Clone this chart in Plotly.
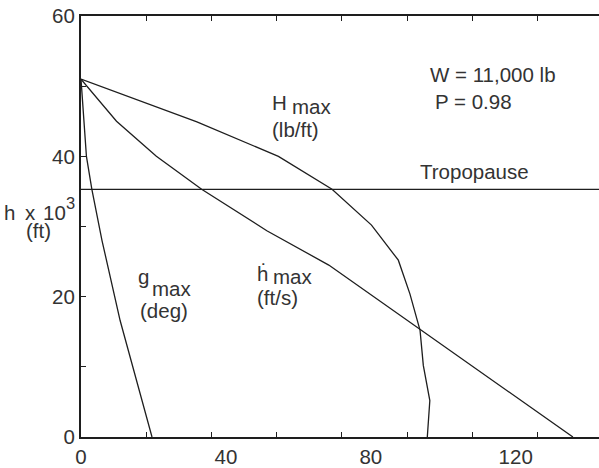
import plotly.graph_objects as go

# ---- data ----
h_max_x = [0, 32.0, 54.5, 69.3, 80.2, 87.6, 90.8, 93.6, 94.5, 96.3, 95.6]
h_max_y = [51, 44.9, 40.0, 35.3, 30.2, 25.2, 20.4, 15.2, 10.2, 5.2, 0]

hdot_max_x = [0, 9.8, 20.8, 33.3, 51.3, 68.4, 135.8]
hdot_max_y = [51, 45.0, 40.0, 35.3, 29.4, 24.5, 0]

g_max_x = [0, 1.5, 3.0, 5.8, 10.8, 19.6]
g_max_y = [51, 40.0, 35.3, 28.0, 16.6, 0]

tropopause_h = 35.3
x_range = [0, 143]
y_range = [0, 60]
x_tick_labels = [0, 40, 80, 120]
x_minor_ticks = [18, 36, 54, 72, 90, 108, 126]
y_tick_labels = [0, 20, 40, 60]

FONT = "Liberation Sans, Arial, Helvetica, sans-serif"
TXT = "#333333"
LINE = "#1e1e1e"
FS = 20.5

fig = go.Figure()
for xs, ys in [(h_max_x, h_max_y), (hdot_max_x, hdot_max_y), (g_max_x, g_max_y)]:
    fig.add_trace(go.Scatter(x=xs, y=ys, mode="lines",
                             line=dict(color=LINE, width=1.3), showlegend=False,
                             hoverinfo="skip"))
fig.add_trace(go.Scatter(x=x_range, y=[tropopause_h, tropopause_h], mode="lines",
                         line=dict(color=LINE, width=1.3), showlegend=False,
                         hoverinfo="skip"))

W, H = 599, 468
L, R, T, B = 80.7, 0, 15.7, 31.3
pw, ph = W - L - R, H - T - B


def label(text, left_px, center_py, size=FS):
    fig.add_annotation(x=(left_px - L) / pw, y=(H - B - center_py) / ph,
                       xref="paper", yref="paper", text=text,
                       xanchor="left", yanchor="middle", showarrow=False,
                       borderpad=0,
                       font=dict(family=FONT, size=size, color=TXT))


off = 0.347 * FS
label("W = 11,000 lb", 429, 81.7 - off)
label("P = 0.98", 434, 108.3 - off)
label("Tropopause", 418.5, 178.3 - off)
label("H", 270.5, 109.3 - off)
label("max", 290.5, 113 - off)
label("(lb/ft)", 270.5, 136 - off)
label("ḣ", 256, 280 - off)
label("max", 271.5, 283 - off)
label("(ft/s)", 256, 304 - off)
label("g", 137, 283.3 - off)
label("max", 150.5, 295 - off)
label("(deg)", 139, 317.7 - off)
label("h", 3, 219.3 - off)
label("x", 24, 219.3 - off)
label("10", 41.5, 219.3 - off)
label("3", 65, 208.3 - 0.347 * 16.5, size=16.5)
label("(ft)", 24.5, 237 - off)

fig.update_layout(
    width=W, height=H,
    margin=dict(l=L, r=R, t=T, b=B, pad=0),
    paper_bgcolor="white", plot_bgcolor="white",
    font=dict(family=FONT, size=FS, color=TXT),
    xaxis=dict(range=x_range, tickmode="array", tickvals=x_tick_labels,
               ticks="", showgrid=False, zeroline=False,
               showline=True, linecolor=LINE, linewidth=2, mirror="ticks",
               tickfont=dict(family=FONT, size=FS, color=TXT),
               minor=dict(tickmode="array", tickvals=x_minor_ticks, ticks="inside",
                          ticklen=5, tickcolor=LINE, tickwidth=1, showgrid=False)),
    yaxis=dict(range=y_range, tickmode="array", tickvals=y_tick_labels,
               ticks="inside", ticklen=5, tickcolor=LINE, tickwidth=1,
               showgrid=False, zeroline=False,
               showline=True, linecolor=LINE, linewidth=2, mirror=False,
               tickfont=dict(family=FONT, size=FS, color=TXT),
               minor=dict(dtick=10, tick0=0, ticks="inside", ticklen=5,
                          tickcolor=LINE, tickwidth=1, showgrid=False)),
)

fig.write_html("out.html", config={"displayModeBar": False},
               post_script="document.body.style.margin='0';document.body.style.padding='0';")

▶ _REQUEST_
Print the full listing exactly, dropping the pictures.

▶ _COMPLETE RESPONSE_
Clone this chart in Plotly.
import plotly.graph_objects as go

# ---- data ----
h_max_x = [0, 32.0, 54.5, 69.3, 80.2, 87.6, 90.8, 93.6, 94.5, 96.3, 95.6]
h_max_y = [51, 44.9, 40.0, 35.3, 30.2, 25.2, 20.4, 15.2, 10.2, 5.2, 0]

hdot_max_x = [0, 9.8, 20.8, 33.3, 51.3, 68.4, 135.8]
hdot_max_y = [51, 45.0, 40.0, 35.3, 29.4, 24.5, 0]

g_max_x = [0, 1.5, 3.0, 5.8, 10.8, 19.6]
g_max_y = [51, 40.0, 35.3, 28.0, 16.6, 0]

tropopause_h = 35.3
x_range = [0, 143]
y_range = [0, 60]
x_tick_labels = [0, 40, 80, 120]
x_minor_ticks = [18, 36, 54, 72, 90, 108, 126]
y_tick_labels = [0, 20, 40, 60]

FONT = "Liberation Sans, Arial, Helvetica, sans-serif"
TXT = "#333333"
LINE = "#1e1e1e"
FS = 20.5

fig = go.Figure()
for xs, ys in [(h_max_x, h_max_y), (hdot_max_x, hdot_max_y), (g_max_x, g_max_y)]:
    fig.add_trace(go.Scatter(x=xs, y=ys, mode="lines",
                             line=dict(color=LINE, width=1.3), showlegend=False,
                             hoverinfo="skip"))
fig.add_trace(go.Scatter(x=x_range, y=[tropopause_h, tropopause_h], mode="lines",
                         line=dict(color=LINE, width=1.3), showlegend=False,
                         hoverinfo="skip"))

W, H = 599, 468
L, R, T, B = 80.7, 0, 15.7, 31.3
pw, ph = W - L - R, H - T - B


def label(text, left_px, center_py, size=FS):
    fig.add_annotation(x=(left_px - L) / pw, y=(H - B - center_py) / ph,
                       xref="paper", yref="paper", text=text,
                       xanchor="left", yanchor="middle", showarrow=False,
                       borderpad=0,
                       font=dict(family=FONT, size=size, color=TXT))


off = 0.347 * FS
label("W = 11,000 lb", 429, 81.7 - off)
label("P = 0.98", 434, 108.3 - off)
label("Tropopause", 418.5, 178.3 - off)
label("H", 270.5, 109.3 - off)
label("max", 290.5, 113 - off)
label("(lb/ft)", 270.5, 136 - off)
label("ḣ", 256, 280 - off)
label("max", 271.5, 283 - off)
label("(ft/s)", 256, 304 - off)
label("g", 137, 283.3 - off)
label("max", 150.5, 295 - off)
label("(deg)", 139, 317.7 - off)
label("h", 3, 219.3 - off)
label("x", 24, 219.3 - off)
label("10", 41.5, 219.3 - off)
label("3", 65, 208.3 - 0.347 * 16.5, size=16.5)
label("(ft)", 24.5, 237 - off)

fig.update_layout(
    width=W, height=H,
    margin=dict(l=L, r=R, t=T, b=B, pad=0),
    paper_bgcolor="white", plot_bgcolor="white",
    font=dict(family=FONT, size=FS, color=TXT),
    xaxis=dict(range=x_range, tickmode="array", tickvals=x_tick_labels,
               ticks="", showgrid=False, zeroline=False,
               showline=True, linecolor=LINE, linewidth=2, mirror="ticks",
               tickfont=dict(family=FONT, size=FS, color=TXT),
               minor=dict(tickmode="array", tickvals=x_minor_ticks, ticks="inside",
                          ticklen=5, tickcolor=LINE, tickwidth=1, showgrid=False)),
    yaxis=dict(range=y_range, tickmode="array", tickvals=y_tick_labels,
               ticks="inside", ticklen=5, tickcolor=LINE, tickwidth=1,
               showgrid=False, zeroline=False,
               showline=True, linecolor=LINE, linewidth=2, mirror=False,
               tickfont=dict(family=FONT, size=FS, color=TXT),
               minor=dict(dtick=10, tick0=0, ticks="inside", ticklen=5,
                          tickcolor=LINE, tickwidth=1, showgrid=False)),
)

fig.write_html("out.html", config={"displayModeBar": False},
               post_script="document.body.style.margin='0';document.body.style.padding='0';")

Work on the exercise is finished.